Colette Snowden was on her computer at 5 a.m. last Thursday, waiting to sign up her five-year-old daughter in swimming lessons.

The website wasn’t letting her log on, so she hopped in the car and arrived at the West Shore recreation centre by 5:30 a.m. to register in person. There were already six people in line.

“I grabbed a coffee and went down there,” said Snowden, who lives in Colwood. “Last time I went down there to register too, then I know I can get what I want.”

West Shore Parks and Recreation has three main registrations per year, all which start at 6 a.m. and are quickly overwhelmed with parents eager to sign their children into swimming, ice skating or a myriad of activity programs. For new parents, the process can be an intimidating rite-of-passage.

“Some of the programs are full at 6:03 a.m.,” said Corey Burtini, administrative co-ordinator at the rec centre. “It keeps you on your toes.”

Most registrations take place online, but recreation staff fielded hundreds of phone calls and a steady stream of people throughout the day. By 3:30 p.m., staff had just finished returning nearly 200 phone messages regarding fall program registration.

“Every time I would clear the mailbox it would say ‘your mailbox is empty,’ then when I would pick up the receiver it would say, ‘you have several messages,’” said Bobbi Neal, community development co-ordinator at West Shore recreation.

In a single day, the rec centre signed up 1,665 children and adults for fall programs. Including after-school care, registration has logged 2,500 clients, up from 1,800 in 2010. “Within the first two hours the online registration was up 28 per cent,” Burtini noted.

The most popular programs are preschool and swimming and skating lessons, a reflection of the growing population of young families on the West Shore. Programs and lessons for school-aged children also fill up quickly.

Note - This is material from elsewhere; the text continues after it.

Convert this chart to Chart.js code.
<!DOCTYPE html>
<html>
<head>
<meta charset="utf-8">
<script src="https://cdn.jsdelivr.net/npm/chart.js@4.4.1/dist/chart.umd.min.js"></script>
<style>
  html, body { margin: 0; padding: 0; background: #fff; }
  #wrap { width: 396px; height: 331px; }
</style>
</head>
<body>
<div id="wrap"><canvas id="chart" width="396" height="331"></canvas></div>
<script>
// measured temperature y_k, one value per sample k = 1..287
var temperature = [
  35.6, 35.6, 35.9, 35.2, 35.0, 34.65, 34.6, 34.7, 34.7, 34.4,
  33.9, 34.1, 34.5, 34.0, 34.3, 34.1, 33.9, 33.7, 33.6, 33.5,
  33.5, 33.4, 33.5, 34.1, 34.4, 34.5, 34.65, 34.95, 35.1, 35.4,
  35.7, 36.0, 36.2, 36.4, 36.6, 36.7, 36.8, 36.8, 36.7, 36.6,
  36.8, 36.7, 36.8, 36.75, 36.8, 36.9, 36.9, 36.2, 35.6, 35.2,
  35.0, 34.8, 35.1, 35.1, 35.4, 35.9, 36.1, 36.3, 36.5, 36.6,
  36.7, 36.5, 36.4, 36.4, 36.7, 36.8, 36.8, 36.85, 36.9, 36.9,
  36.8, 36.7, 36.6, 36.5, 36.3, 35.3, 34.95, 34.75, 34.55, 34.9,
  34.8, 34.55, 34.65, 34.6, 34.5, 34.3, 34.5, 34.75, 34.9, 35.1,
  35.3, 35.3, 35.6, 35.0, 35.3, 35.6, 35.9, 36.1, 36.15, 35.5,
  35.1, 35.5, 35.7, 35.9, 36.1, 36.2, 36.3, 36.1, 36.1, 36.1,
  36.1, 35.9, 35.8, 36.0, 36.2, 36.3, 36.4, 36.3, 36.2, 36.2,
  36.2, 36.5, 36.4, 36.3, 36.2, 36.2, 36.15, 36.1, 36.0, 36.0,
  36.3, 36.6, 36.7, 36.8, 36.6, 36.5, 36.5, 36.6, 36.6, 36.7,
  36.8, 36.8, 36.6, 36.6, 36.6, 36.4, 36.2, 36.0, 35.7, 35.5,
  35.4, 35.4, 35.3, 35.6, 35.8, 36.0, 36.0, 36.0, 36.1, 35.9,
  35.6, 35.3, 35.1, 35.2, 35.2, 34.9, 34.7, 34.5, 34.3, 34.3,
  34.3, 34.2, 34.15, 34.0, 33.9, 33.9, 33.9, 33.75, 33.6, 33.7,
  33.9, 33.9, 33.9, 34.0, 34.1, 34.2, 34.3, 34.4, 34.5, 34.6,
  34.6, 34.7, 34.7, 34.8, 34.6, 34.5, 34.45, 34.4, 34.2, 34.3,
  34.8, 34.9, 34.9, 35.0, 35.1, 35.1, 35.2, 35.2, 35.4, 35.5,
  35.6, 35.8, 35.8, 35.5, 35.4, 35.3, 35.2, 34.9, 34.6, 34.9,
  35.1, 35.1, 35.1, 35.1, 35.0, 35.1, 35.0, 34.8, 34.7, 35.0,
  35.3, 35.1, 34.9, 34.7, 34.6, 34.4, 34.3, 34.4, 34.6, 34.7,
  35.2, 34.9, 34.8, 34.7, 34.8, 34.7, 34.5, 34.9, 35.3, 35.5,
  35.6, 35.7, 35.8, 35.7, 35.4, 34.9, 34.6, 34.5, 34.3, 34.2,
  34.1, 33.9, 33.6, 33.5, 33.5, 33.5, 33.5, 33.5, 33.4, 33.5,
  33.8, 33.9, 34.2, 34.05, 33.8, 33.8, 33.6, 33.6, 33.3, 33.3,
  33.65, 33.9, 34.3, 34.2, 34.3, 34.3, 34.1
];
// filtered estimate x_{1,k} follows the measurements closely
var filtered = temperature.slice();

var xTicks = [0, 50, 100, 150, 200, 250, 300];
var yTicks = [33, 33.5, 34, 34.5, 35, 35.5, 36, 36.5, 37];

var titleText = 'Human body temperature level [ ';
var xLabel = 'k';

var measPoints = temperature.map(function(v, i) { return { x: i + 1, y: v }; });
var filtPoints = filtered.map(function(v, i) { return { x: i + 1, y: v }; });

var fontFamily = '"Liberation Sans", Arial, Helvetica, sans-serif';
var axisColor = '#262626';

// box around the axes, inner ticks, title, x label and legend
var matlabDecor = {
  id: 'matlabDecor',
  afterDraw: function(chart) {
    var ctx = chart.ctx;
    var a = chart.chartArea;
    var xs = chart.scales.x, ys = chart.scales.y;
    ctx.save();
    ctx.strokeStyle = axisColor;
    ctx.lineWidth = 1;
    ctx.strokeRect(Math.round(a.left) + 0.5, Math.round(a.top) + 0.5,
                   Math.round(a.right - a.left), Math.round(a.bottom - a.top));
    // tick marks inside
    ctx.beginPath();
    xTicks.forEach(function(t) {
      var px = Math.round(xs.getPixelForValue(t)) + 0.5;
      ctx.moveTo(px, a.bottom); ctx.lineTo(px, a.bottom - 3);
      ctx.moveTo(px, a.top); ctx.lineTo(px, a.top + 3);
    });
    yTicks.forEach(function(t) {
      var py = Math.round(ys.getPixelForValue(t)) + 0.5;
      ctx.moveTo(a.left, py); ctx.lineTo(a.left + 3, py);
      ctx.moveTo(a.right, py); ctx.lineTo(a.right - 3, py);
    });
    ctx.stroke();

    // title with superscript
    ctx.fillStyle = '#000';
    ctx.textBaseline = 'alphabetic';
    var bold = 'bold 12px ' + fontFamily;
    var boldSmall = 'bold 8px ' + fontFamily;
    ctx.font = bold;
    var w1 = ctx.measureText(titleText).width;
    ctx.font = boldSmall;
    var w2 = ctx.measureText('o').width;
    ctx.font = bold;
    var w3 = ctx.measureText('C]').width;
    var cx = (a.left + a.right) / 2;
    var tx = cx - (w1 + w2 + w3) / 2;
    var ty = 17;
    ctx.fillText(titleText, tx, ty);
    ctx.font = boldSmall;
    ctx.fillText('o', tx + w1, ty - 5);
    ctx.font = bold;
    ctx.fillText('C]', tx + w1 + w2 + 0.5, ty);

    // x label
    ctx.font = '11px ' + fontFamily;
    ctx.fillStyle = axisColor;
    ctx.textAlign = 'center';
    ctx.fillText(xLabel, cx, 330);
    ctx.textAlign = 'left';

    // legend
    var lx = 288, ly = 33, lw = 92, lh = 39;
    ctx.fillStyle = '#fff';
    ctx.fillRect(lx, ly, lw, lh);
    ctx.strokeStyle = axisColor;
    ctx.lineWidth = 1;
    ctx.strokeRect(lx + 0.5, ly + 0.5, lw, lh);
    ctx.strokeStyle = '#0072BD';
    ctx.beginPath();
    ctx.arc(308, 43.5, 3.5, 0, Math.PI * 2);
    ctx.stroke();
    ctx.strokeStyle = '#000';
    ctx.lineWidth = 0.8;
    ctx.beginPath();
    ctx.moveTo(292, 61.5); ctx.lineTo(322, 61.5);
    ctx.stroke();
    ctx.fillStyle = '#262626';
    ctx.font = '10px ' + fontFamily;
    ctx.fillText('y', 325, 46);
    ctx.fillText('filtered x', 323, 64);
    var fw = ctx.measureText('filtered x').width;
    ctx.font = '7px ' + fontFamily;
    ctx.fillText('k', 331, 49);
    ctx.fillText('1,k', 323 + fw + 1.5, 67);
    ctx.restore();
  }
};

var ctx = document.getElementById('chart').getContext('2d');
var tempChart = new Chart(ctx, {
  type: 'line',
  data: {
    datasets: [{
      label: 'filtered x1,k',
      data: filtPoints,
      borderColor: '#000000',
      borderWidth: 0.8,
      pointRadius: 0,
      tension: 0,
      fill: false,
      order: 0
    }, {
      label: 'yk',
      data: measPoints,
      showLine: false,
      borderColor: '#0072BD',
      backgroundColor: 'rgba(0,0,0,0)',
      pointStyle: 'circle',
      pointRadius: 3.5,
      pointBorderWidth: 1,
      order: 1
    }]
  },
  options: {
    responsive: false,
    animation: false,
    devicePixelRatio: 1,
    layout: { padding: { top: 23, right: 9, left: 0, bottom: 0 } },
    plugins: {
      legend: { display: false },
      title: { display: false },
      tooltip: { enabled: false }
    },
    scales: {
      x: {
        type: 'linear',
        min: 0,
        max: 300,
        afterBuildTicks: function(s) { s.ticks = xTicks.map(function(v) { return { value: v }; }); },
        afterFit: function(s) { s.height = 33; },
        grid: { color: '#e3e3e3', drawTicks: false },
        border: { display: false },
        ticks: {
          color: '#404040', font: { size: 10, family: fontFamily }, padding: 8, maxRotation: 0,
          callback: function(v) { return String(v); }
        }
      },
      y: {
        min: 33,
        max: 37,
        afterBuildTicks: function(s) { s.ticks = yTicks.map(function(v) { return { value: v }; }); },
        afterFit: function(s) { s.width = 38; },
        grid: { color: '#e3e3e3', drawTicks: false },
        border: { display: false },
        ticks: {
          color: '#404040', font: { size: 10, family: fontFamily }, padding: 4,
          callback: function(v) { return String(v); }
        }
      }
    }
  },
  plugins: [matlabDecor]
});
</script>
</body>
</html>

To ease the stress on the first day of registration, Burtini suggests people talk to a receptionist at the rec centre and set up an online account, which must be done by a staff member. “We don’t allow people to make their own accounts because our database would be overloaded,” she said.

Before registering in person or on the phone, Burtini said the process goes smoother if parents research and know what programs their children want ahead of time.

Further easing the hectic fall registration, this year the recreation centre had after-school care sign up in June, instead of August alongside all the other programs. In June, parents were lined up at 4 a.m. for one of 45 coveted spots in after-school care.

“After-school care registration takes 20 to 30 minutes and signing up for yellow sea horse (swimming lessons) takes three minutes,” Burtini said. “You can see the level of frustration when someone wants to sign for lessons and are behind two people (registering for child care).”